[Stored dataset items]
────────────────

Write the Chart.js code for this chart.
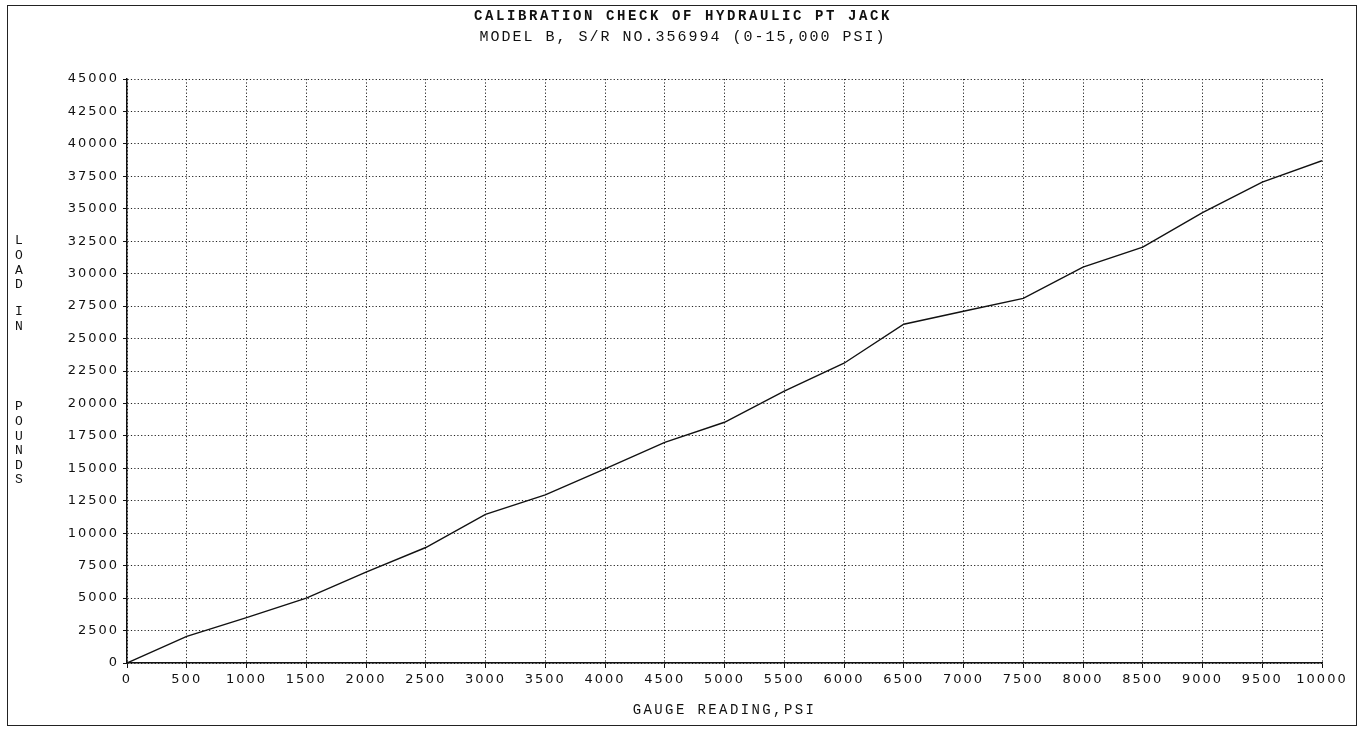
<!DOCTYPE html>
<html>
<head>
<meta charset="utf-8">
<title>Calibration check of hydraulic PT jack</title>
<script src="https://cdn.jsdelivr.net/npm/chart.js@4.4.1/dist/chart.umd.min.js"></script>
<style>
    html, body { margin: 0; padding: 0; background: #fff; }
    #wrap { position: relative; width: 1362px; height: 729px; }
    #frame { position: absolute; left: 7px; top: 5px; width: 1348px; height: 719px; border: 1.5px solid #222; pointer-events: none; }
</style>
</head>
<body>
<div id="wrap">
    <canvas id="calChart" width="1362" height="729"></canvas>
    <div id="frame"></div>
</div>
<script>
        // gauge readings (psi) and measured load (lb)
        const gaugePsi = [0, 500, 1000, 1500, 2000, 2500, 3000, 3500, 4000, 4500, 5000,
                          5500, 6000, 6500, 7000, 7500, 8000, 8500, 9000, 9500, 10000];
        const loadLb = [0, 2050, 3500, 5000, 7000, 8900, 11450, 12950, 14950, 17000, 18550,
                        20950, 23100, 26100, 27100, 28100, 30500, 32050, 34700, 37050, 38700];

        const xTicks = [0, 500, 1000, 1500, 2000, 2500, 3000, 3500, 4000, 4500, 5000,
                        5500, 6000, 6500, 7000, 7500, 8000, 8500, 9000, 9500, 10000];
        const yTicks = [0, 2500, 5000, 7500, 10000, 12500, 15000, 17500, 20000, 22500,
                        25000, 27500, 30000, 32500, 35000, 37500, 40000, 42500, 45000];

        const titleText = 'CALIBRATION CHECK OF HYDRAULIC PT JACK';
        const subtitleText = 'MODEL B, S/R NO.356994 (0-15,000 PSI)';
        const xTitleText = 'GAUGE READING,PSI';
        const yTitleWords = ['LOAD', 'IN', 'POUNDS'];

        // tick labels in the scan are spread out a bit
        const spacingPlugin = {
            id: 'spacing',
            beforeUpdate(chart) { chart.ctx.letterSpacing = '2px'; },
            beforeDraw(chart) { chart.ctx.letterSpacing = '2px'; }
        };

        // title, subtitle and axis titles drawn by hand (stacked y label)
        const textPlugin = {
            id: 'texts',
            afterDraw(chart) {
                const ctx = chart.ctx;
                const area = chart.chartArea;
                const mid = (area.left + area.right) / 2;
                ctx.save();
                ctx.fillStyle = '#111';
                ctx.textAlign = 'center';
                ctx.textBaseline = 'middle';

                ctx.letterSpacing = '2.6px';
                ctx.font = 'bold 14px "Liberation Mono"';
                ctx.fillText(titleText, chart.width / 2 + 2, 16);

                ctx.letterSpacing = '2px';
                ctx.font = '15px "Liberation Mono"';
                ctx.fillText(subtitleText, chart.width / 2 + 2, 37);

                ctx.letterSpacing = '2.4px';
                ctx.font = '14px "Liberation Mono"';
                ctx.fillText(xTitleText, mid, 710);

                ctx.letterSpacing = '0px';
                ctx.font = '13px "Liberation Mono"';
                const starts = [241, 312, 407];
                yTitleWords.forEach((w, i) => {
                    w.split('').forEach((ch, j) => {
                        ctx.fillText(ch, 19, starts[i] + j * 14.6);
                    });
                });
                ctx.restore();
            }
        };

        // dotted grid, solid axis lines
        const gridDash = (c) => (c.type === 'scale' ? [] : [1.2, 2.2]);

        const ctx = document.getElementById('calChart').getContext('2d');
        const chart = new Chart(ctx, {
            type: 'line',
            data: {
                datasets: [{
                    data: gaugePsi.map((g, i) => ({ x: g, y: loadLb[i] })),
                    borderColor: '#111',
                    borderWidth: 1.4,
                    pointRadius: 0,
                    tension: 0,
                    fill: false
                }]
            },
            options: {
                responsive: false,
                animation: false,
                devicePixelRatio: 1,
                layout: { padding: { top: 79, right: 40, bottom: 0, left: 0 } },
                plugins: {
                    legend: { display: false },
                    tooltip: { enabled: false }
                },
                scales: {
                    x: {
                        type: 'linear',
                        min: 0,
                        max: 10000,
                        afterBuildTicks: (scale) => { scale.ticks = xTicks.map(v => ({ value: v })); },
                        afterFit: (scale) => { scale.height = 66; },
                        border: { display: true, color: '#111', width: 1.5, dash: gridDash },
                        grid: {
                            color: '#222',
                            lineWidth: 1,
                            tickBorderDash: [],
                            tickColor: '#111',
                            tickLength: 5
                        },
                        ticks: {
                            color: '#111',
                            padding: 4,
                            maxRotation: 0,
                            autoSkip: false,
                            callback: (v) => String(v),
                            font: { family: 'DejaVu Sans', size: 13 }
                        }
                    },
                    y: {
                        min: 0,
                        max: 45000,
                        afterBuildTicks: (scale) => { scale.ticks = yTicks.map(v => ({ value: v })); },
                        afterFit: (scale) => { scale.width = 127; },
                        border: { display: true, color: '#111', width: 1.5, dash: gridDash },
                        grid: {
                            color: '#222',
                            lineWidth: 1,
                            tickBorderDash: [],
                            tickColor: '#111',
                            tickLength: 4
                        },
                        ticks: {
                            color: '#111',
                            padding: 4,
                            autoSkip: false,
                            callback: (v) => String(v),
                            font: { family: 'DejaVu Sans', size: 13 }
                        }
                    }
                }
            },
            plugins: [spacingPlugin, textPlugin]
        });
</script>
</body>
</html>
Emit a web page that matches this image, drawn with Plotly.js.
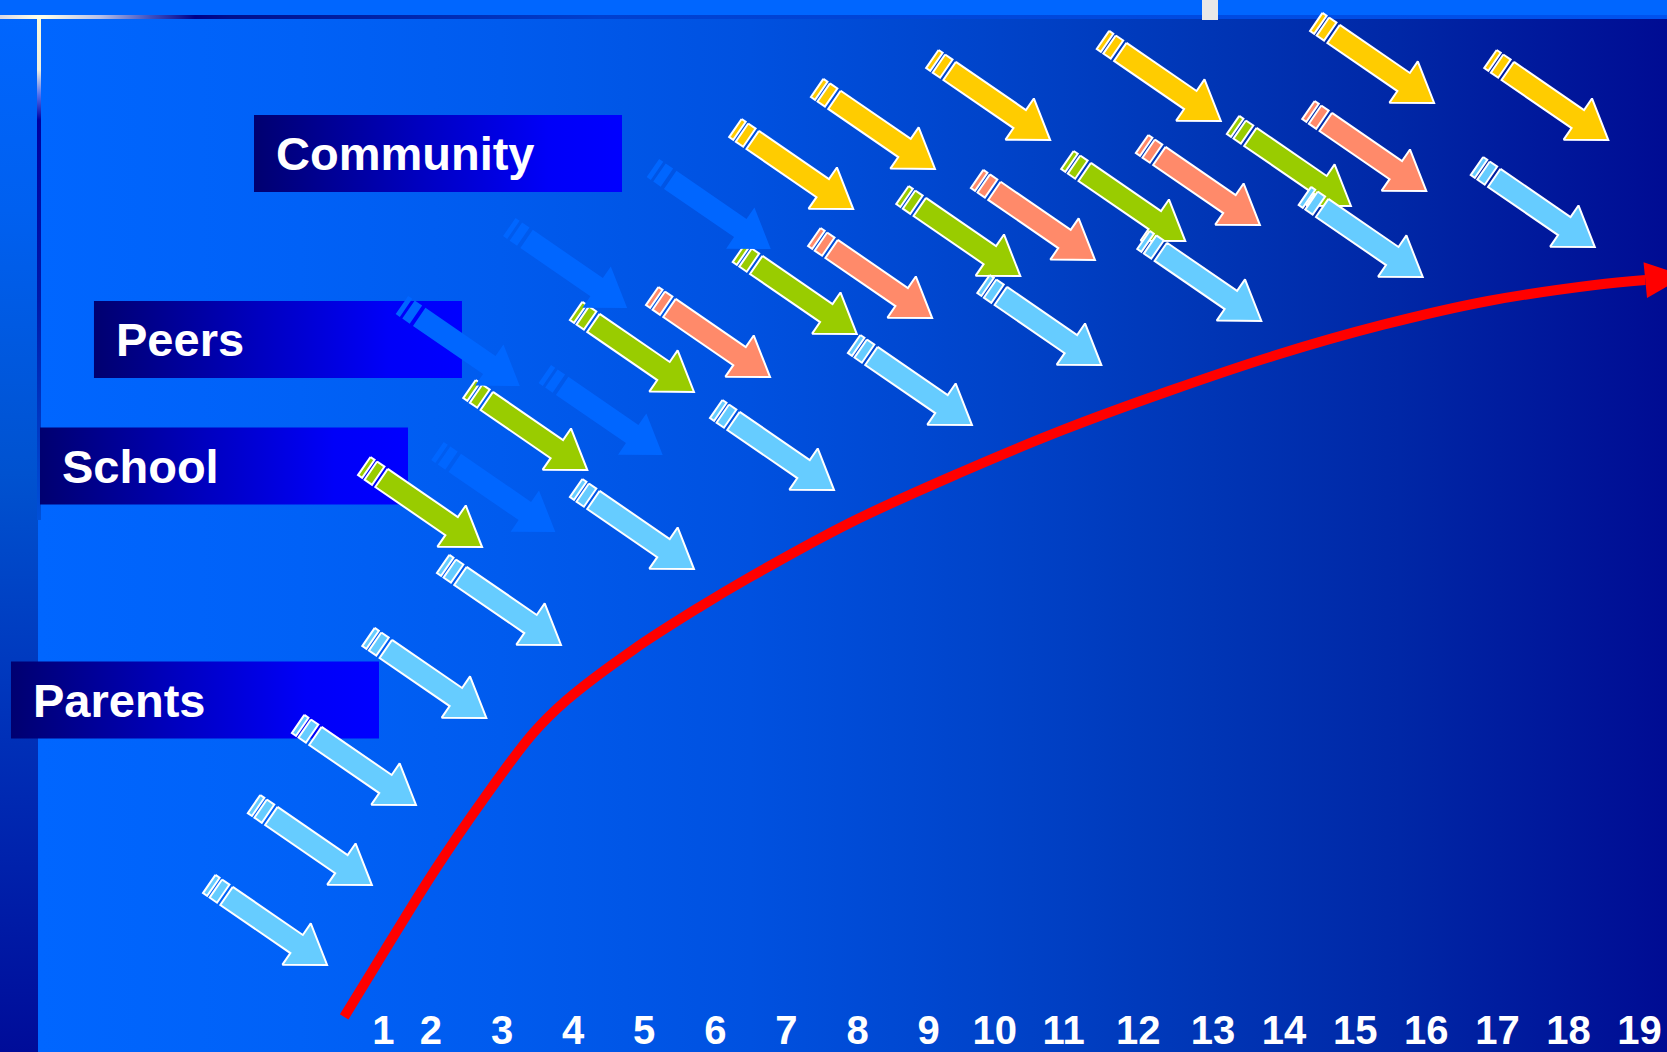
<!DOCTYPE html>
<html><head><meta charset="utf-8">
<script src="https://cdn.plot.ly/plotly-3.0.1.min.js"></script>
<style>html,body{margin:0;padding:0;overflow:hidden;background:#0066ff}#chart{width:1667px;height:1052px}</style>
</head><body><div id="chart"></div>
<script>
// ---------------- DATA ----------------
const ageLabels = ['1','2','3','4','5','6','7','8','9','10','11','12','13','14','15','16','17','18','19'];
const agePositions = [1.33,2,3,4,5,6,7,8,9,9.93,10.9,11.95,13,14,15,16,17,18,19];

const sources = ['Parents','School','Peers','Community'];
const sourceBoxX = [-3.906,-3.498,-2.739,-0.488];   // left edge of each label box (age units)
const sourceBoxY = [33.46,55.70,67.73,85.41];       // centre of each label box (influence units)

// arrow tips (age, influence)
const parentsX = [0.54,1.17,1.79,2.78,3.83,5.70,7.67,9.61,11.43,13.68,15.95,18.37];
const parentsY = [8.27,15.87,23.48,31.75,38.69,45.91,53.42,59.60,65.30,69.49,73.67,76.52];
const schoolX  = [2.72,4.20,5.70,7.99,10.29,12.61,14.94];
const schoolY  = [48.00,55.32,62.74,68.25,73.76,77.09,80.42];
const peersX   = [6.77,9.05,11.34,13.66,16.00];
const peersY   = [64.16,69.77,75.29,78.61,81.84];
const communityX = [7.94,9.09,10.71,13.11,16.11,18.56];
const communityY = [80.13,83.94,86.69,88.50,90.21,86.69];
const ghostX   = [3.25,3.75,4.76,5.26,6.78];
const ghostY   = [63.31,49.43,70.72,56.75,76.33];

// development curve
const curveX = [0.78,1.33,2.03,2.73,3.44,3.91,4.84,5.78,6.49,7.89,9.40,10.89,12.38,13.89,15.38,16.87,18.37,19.08];
const curveY = [3.33,9.41,17.02,23.95,30.32,33.46,38.21,42.30,45.15,50.29,54.94,59.13,62.83,66.25,69.11,71.39,72.91,73.38];

// ---------------- SCALES ----------------
const W = 1667, H = 1052;
const X0 = -4.0605, X1 = 19.3854, Y0 = 0, Y1 = 100;
const kx = W / (X1 - X0), ky = H / (Y1 - Y0);
const dX = px => X0 + px / kx;           // page px -> x data
const dY = py => Y1 - py / ky;           // page px -> y data

// ---------------- HELPERS ----------------
function rect(x0, x1, y0, y1, opts) {
  return Object.assign({
    type: 'scatter', mode: 'lines', fill: 'toself',
    x: [x0, x1, x1, x0, x0], y: [y0, y0, y1, y1, y0],
    line: {width: 0, color: 'rgba(0,0,0,0)'}, hoverinfo: 'skip', showlegend: false
  }, opts);
}
const A = {L: 143, ang: 34.5, body: 11, head: 25, headLen: 37, stripes: [[0,5],[8,17]], bodyStart: 21};
function arrowTrace(xs, ys, color, outline) {
  const a = A.ang * Math.PI / 180, ux = Math.cos(a), uy = Math.sin(a);
  const X = [], Y = [];
  xs.forEach((tx, i) => {
    const ty = ys[i];
    const P = (u, v) => {
      const px = (u - A.L) * ux - v * uy;
      const py = (u - A.L) * uy + v * ux;
      X.push(tx + px / kx); Y.push(ty - py / ky);
    };
    A.stripes.forEach(s => {
      P(s[0], -A.body); P(s[1], -A.body); P(s[1], A.body); P(s[0], A.body); P(s[0], -A.body);
      X.push(null); Y.push(null);
    });
    const hb = A.L - A.headLen;
    P(A.bodyStart, -A.body); P(hb, -A.body); P(hb, -A.head); P(A.L, 0);
    P(hb, A.head); P(hb, A.body); P(A.bodyStart, A.body); P(A.bodyStart, -A.body);
    X.push(null); Y.push(null);
  });
  return {type: 'scatter', mode: 'lines', fill: 'toself', x: X, y: Y, fillcolor: color,
    line: outline ? {color: '#ffffff', width: 2} : {width: 0, color: 'rgba(0,0,0,0)'},
    hoverinfo: 'skip', showlegend: false};
}

const traces = [];
// background horizontal gradient
traces.push(rect(X0, X1, Y0, Y1, {fillgradient: {type: 'horizontal', start: dX(0), stop: dX(W),
  colorscale: [[0,'#0066ff'],[40/W,'#0066ff'],[300/W,'#0061f7'],[500/W,'#005bee'],[750/W,'#0051e0'],
               [1000/W,'#0043c9'],[1200/W,'#0036b6'],[1400/W,'#0027a6'],[1.0,'#000c93']]}}));
// left strip vertical gradient
traces.push(rect(X0, dX(38), Y0, Y1, {fillgradient: {type: 'vertical', start: Y0, stop: Y1,
  colorscale: [[0,'#000c99'],[0.3,'#0030b8'],[0.55,'#0052d0'],[0.8,'#0060f0'],[1,'#0066ff']]}}));
// vertical glow line
traces.push(rect(dX(37), dX(41), dY(520), Y1, {fillgradient: {type: 'vertical', start: dY(520), stop: Y1,
  colorscale: [[0,'#0050d8'],[1-300/520,'#0018a8'],[1-120/520,'#0000a0'],[1-95/520,'#5070f0'],[1-70/520,'#f0f0e0'],[1,'#ffffd8']]}}));
// top band
traces.push(rect(X0, X1, dY(15), Y1, {fillcolor: '#0066ff'}));
// top line
traces.push(rect(X0, X1, dY(19), dY(15), {fillgradient: {type: 'horizontal', start: dX(0), stop: dX(W),
  colorscale: [[0,'#d8d8e4'],[36/W,'#ffffe8'],[44/W,'#ffffe8'],[100/W,'#b8c0e8'],[150/W,'#4050c0'],[195/W,'#000088'],
               [230/W,'#00108e'],[600/W,'#0040d0'],[1,'#0052ee']]}}));
// small grey tab
traces.push(rect(dX(1202), dX(1218), dY(20), Y1, {fillcolor: '#e8e8e8'}));

// label boxes
const boxW = 368 / kx, boxH = 38.5 / ky;
sources.forEach((s, i) => {
  traces.push(rect(sourceBoxX[i], sourceBoxX[i] + boxW, sourceBoxY[i] - boxH, sourceBoxY[i] + boxH, {
    fillgradient: {type: 'horizontal', start: sourceBoxX[i], stop: sourceBoxX[i] + boxW,
      colorscale: [[0,'#000070'],[0.45,'#0000c0'],[0.8,'#0000f8'],[1,'#0000ff']]}}));
});

// arrows
traces.push(arrowTrace(communityX, communityY, '#ffcc00', true));
traces.push(arrowTrace(peersX, peersY, '#ff8a6a', true));
traces.push(arrowTrace(schoolX, schoolY, '#99cc00', true));
traces.push(arrowTrace(parentsX, parentsY, '#66ccff', true));
traces.push(arrowTrace(ghostX, ghostY, '#0066ff', false));

// red curve
traces.push({type: 'scatter', mode: 'lines', x: curveX, y: curveY,
  line: {color: '#ff0000', width: 10, shape: 'spline', smoothing: 1}, hoverinfo: 'skip', showlegend: false});
// arrow head on the curve end (built from last segment direction)
(function () {
  const n = curveX.length;
  const ex = curveX[n-1], ey = curveY[n-1];
  const vx = (curveX[n-1] - curveX[n-2]) * kx, vy = -(curveY[n-1] - curveY[n-2]) * ky;
  const len = Math.hypot(vx, vy), ux = vx / len, uy = vy / len;
  const hl = 40, hw = 18;
  const pts = [[-uy*hw, ux*hw], [hl*ux, hl*uy], [uy*hw, -ux*hw]];
  const X = [], Y = [];
  pts.concat([pts[0]]).forEach(p => { X.push(ex + p[0] / kx); Y.push(ey - p[1] / ky); });
  traces.push({type: 'scatter', mode: 'lines', fill: 'toself', x: X, y: Y, fillcolor: '#ff0000',
    line: {width: 0, color: 'rgba(0,0,0,0)'}, hoverinfo: 'skip', showlegend: false});
})();

const annotations = sources.map((s, i) => ({
  text: s, x: sourceBoxX[i] + 20 / kx, y: sourceBoxY[i], xref: 'x', yref: 'y',
  xanchor: 'left', yanchor: 'middle', showarrow: false, yshift: 0,
  font: {family: 'Liberation Sans, Arial, sans-serif', size: 47, color: '#ffffff', weight: 'bold'}
}));

const layout = {
  width: W, height: H, margin: {l: 0, r: 0, t: 0, b: 0, pad: 0},
  paper_bgcolor: '#0066ff', plot_bgcolor: '#0066ff', showlegend: false,
  xaxis: {range: [X0, X1], tickmode: 'array', tickvals: agePositions, ticktext: ageLabels,
    ticklabelposition: 'inside', ticklabelstandoff: -3, ticks: '', showgrid: false, zeroline: false, showline: false,
    tickfont: {family: 'Liberation Sans, Arial, sans-serif', size: 40, color: '#ffffff', weight: 'bold'},
    fixedrange: true, layer: 'above traces'},
  yaxis: {range: [Y0, Y1], visible: false, fixedrange: true},
  annotations: annotations
};
Plotly.newPlot('chart', traces, layout, {staticPlot: true, displayModeBar: false});
</script></body></html>
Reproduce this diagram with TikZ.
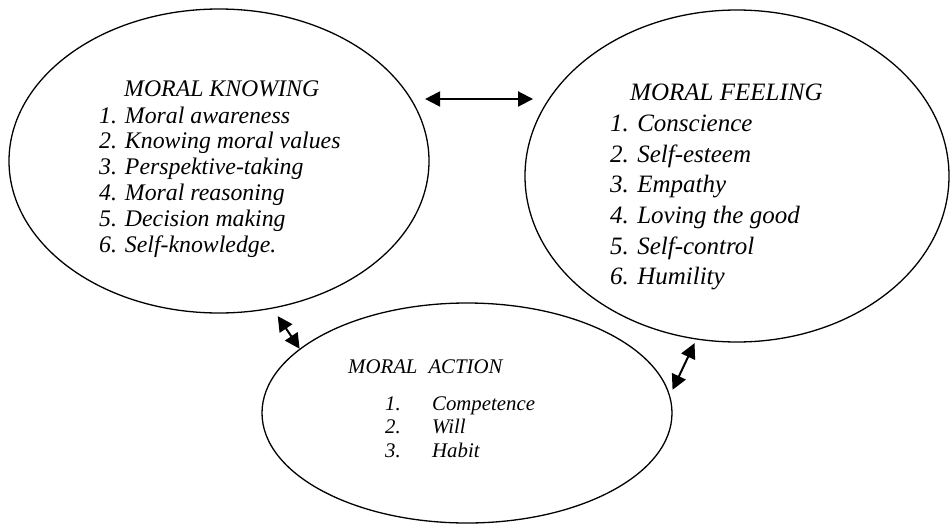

────────────────

Say how many lines have the string "drawn" in them, offering no words beyond the number.

2